Let $\Omega$ be a domain in $\mathbb{C}^{m}$, $m\geq 1$. For each $a\in\Omega$, $i\in\{1,\ldots,m\}$, define $\Omega_{a,i}=\{z\in\mathbb{C}:a+ze_{i}\in\Omega\}$, where $e_{i}$ be the $i$-th standard basis element of $\mathbb{C}^{m}$. $\Omega$ is said to be convex in each variable if all of these $\Omega_{a,i}$'s are convex in $\mathbb{C}$. Does this force $\Omega$ to be polynomially convex $?$
A domain $D \subseteq \mathbb{C}^{m}$ is said to be polynomially convex if, for every compact subset $K$ of $D$, the polynomially convex hull of $K$, namely $\hat{K}=\{z\in\mathbb{C}^{n}:|p(z)|\leq \sup_{z\in K}|p(z)|$ for all polynomials$~p\}$ is contained in $D$.
The answer is negative, a counter-example is the union of two bi-disks: $$ \Omega= B_1\times B_1 \cup B_{2} \times B_{1/2}. $$ Here $B_r=\{z\in {\mathbb C}: |z|<r\}$.
Indeed, each coordinate slice of $\Omega$ is a round disk, hence, is convex.

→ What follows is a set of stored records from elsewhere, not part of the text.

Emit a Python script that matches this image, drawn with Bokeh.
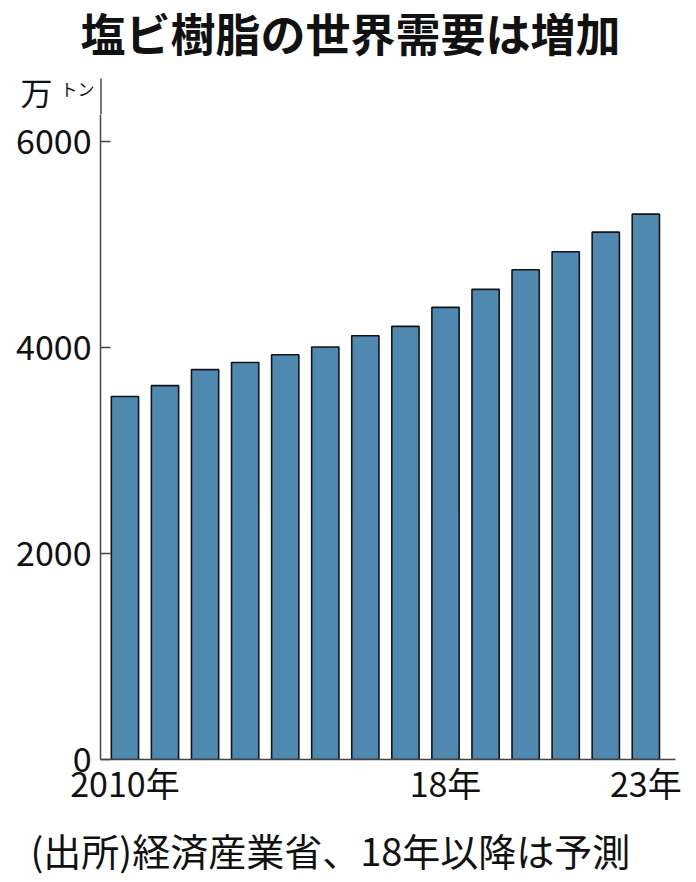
from bokeh.plotting import figure
from bokeh.models import ColumnDataSource, FixedTicker, Range1d
from bokeh.core.properties import value
from bokeh.layouts import column
from bokeh.embed import file_html
from bokeh.resources import INLINE

# ---- data ----
years = [2010, 2011, 2012, 2013, 2014, 2015, 2016, 2017, 2018, 2019, 2020, 2021, 2022, 2023]
demand = [3525, 3630, 3785, 3855, 3930, 4005, 4115, 4205, 4390, 4565, 4755, 4930, 5120, 5295]
y_ticks = [0, 2000, 4000, 6000]
x_ticks = [2010, 2018, 2023]
x_tick_labels = ["2010年", "18年", "23年"]

title_text = "塩ビ樹脂の世界需要は増加"
unit_main = "万"
unit_small = "トン"
footer_text = "(出所)経済産業省、18年以降は予測"

# ---- layout (pixels) ----
W = 696
TOP_H = 114          # header strip height
FOOT_H = 60          # footer strip height
MAIN_H = 882 - TOP_H - FOOT_H
FL, FR = 100, 675    # frame left/right
FRAME_H = 759 - TOP_H
PX_PER_UNIT = 681 / 6612
X0, X1 = 2009.39, 2023.74
Y0, Y1 = 0, FRAME_H / PX_PER_UNIT

FONT = "Noto Sans CJK JP"
INK = "#111111"
AXIS = "#444444"


def no_align(f):
    if "frame_align" in f.properties():
        f.frame_align = False
    return f


def strip(height):
    f = figure(width=W, height=height, output_backend="svg", toolbar_location=None,
               title=None, x_range=Range1d(0, W), y_range=Range1d(height, 0),
               x_axis_location=None, y_axis_location=None,
               min_border=0, min_border_left=0, min_border_right=0,
               min_border_top=0, min_border_bottom=0)
    f.outline_line_color = None
    f.xgrid.visible = False
    f.ygrid.visible = False
    f.background_fill_color = "white"
    f.border_fill_color = "white"
    return no_align(f)


# header: title, unit and top end of the y axis line
top = strip(TOP_H)
top.text(x=[350], y=[32], text=[title_text], text_font=value(FONT),
         text_font_size=value("45px"), text_font_style="bold", text_color=INK,
         text_align="center", text_baseline="middle")
top.text(x=[20], y=[90], text=[unit_main], text_font=value(FONT),
         text_font_size=value("32px"), text_color=INK,
         text_align="left", text_baseline="middle")
top.text(x=[60], y=[88], text=[unit_small], text_font=value(FONT),
         text_font_size=value("17px"), text_color=INK,
         text_align="left", text_baseline="middle")
top.segment(x0=[FL + 0.5], y0=[78], x1=[FL + 0.5], y1=[TOP_H + 1],
            line_color=AXIS, line_width=1.5)

# main chart
p = figure(width=W, height=MAIN_H, output_backend="svg", toolbar_location=None,
           title=None, x_range=Range1d(X0, X1), y_range=Range1d(Y0, Y1),
           min_border_left=FL, min_border_right=W - FR,
           min_border_top=0, min_border_bottom=MAIN_H - FRAME_H)
p.outline_line_color = None
p.xgrid.visible = False
p.ygrid.visible = False
p.background_fill_color = "white"
p.border_fill_color = "white"
no_align(p)

src = ColumnDataSource(dict(year=years, demand=demand))
p.vbar(x="year", top="demand", width=0.68, source=src,
       fill_color="#5089b0", line_color="#151515", line_width=1.6)

ya = p.yaxis[0]
ya.ticker = FixedTicker(ticks=y_ticks)
ya.major_tick_in = 10
ya.major_tick_out = 0
ya.minor_tick_line_color = None
ya.axis_line_color = AXIS
ya.axis_line_width = 1.5
ya.major_tick_line_color = AXIS
ya.major_tick_line_width = 1.5
ya.major_label_text_font = FONT
ya.major_label_text_font_size = "34px"
ya.major_label_text_color = INK
ya.major_label_standoff = 9

xa = p.xaxis[0]
xa.ticker = FixedTicker(ticks=x_ticks)
xa.major_label_overrides = {t: s for t, s in zip(x_ticks, x_tick_labels)}
xa.major_tick_line_color = None
xa.minor_tick_line_color = None
xa.axis_line_color = AXIS
xa.axis_line_width = 1.5
xa.major_label_text_font = FONT
xa.major_label_text_font_size = "34px"
xa.major_label_text_color = INK
xa.major_label_standoff = -8

# footer
foot = strip(FOOT_H)
foot.text(x=[30], y=[849 - (882 - FOOT_H)], text=[footer_text], text_font=value(FONT),
          text_font_size=value("38px"), text_color=INK,
          text_align="left", text_baseline="middle")

layout = column(top, p, foot, spacing=0)
open("out.html", "w").write(file_html(layout, INLINE))
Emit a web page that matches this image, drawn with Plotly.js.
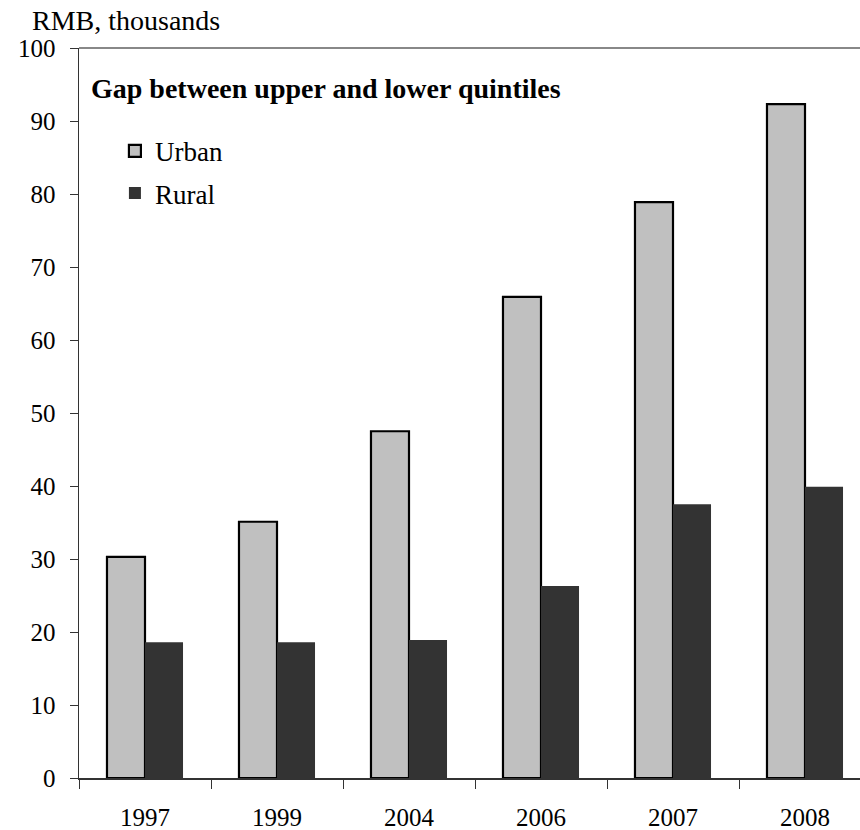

On the other hand, the polynomial hull of the closure $\overline{\Omega}$ contains the subset $$ H:=\{(t, t^{-1}): t\in {\mathbb C}, 1\le |t| \le 2\}. $$ (Apply the maximum principle to the holomorphic functions of one complex variable $p(t, t^{-1})$, where $p\in {\mathbb C}[z_1,z_2]$.) Clearly, $H$ is not contained in $\overline{\Omega}$. From this, you can easily see that $\Omega$ is not polynomially convex: For $r\in (0,1)$ consider compact subsets $$ K_r:= r \overline{\Omega}\subset \Omega. $$
For each $r$, $\hat{K}_r$ contains $rH$. Since for $r$ sufficiently close to $1$, $rH$ is not contained in $\Omega$, it follows that $\Omega$ is not polynomially convex.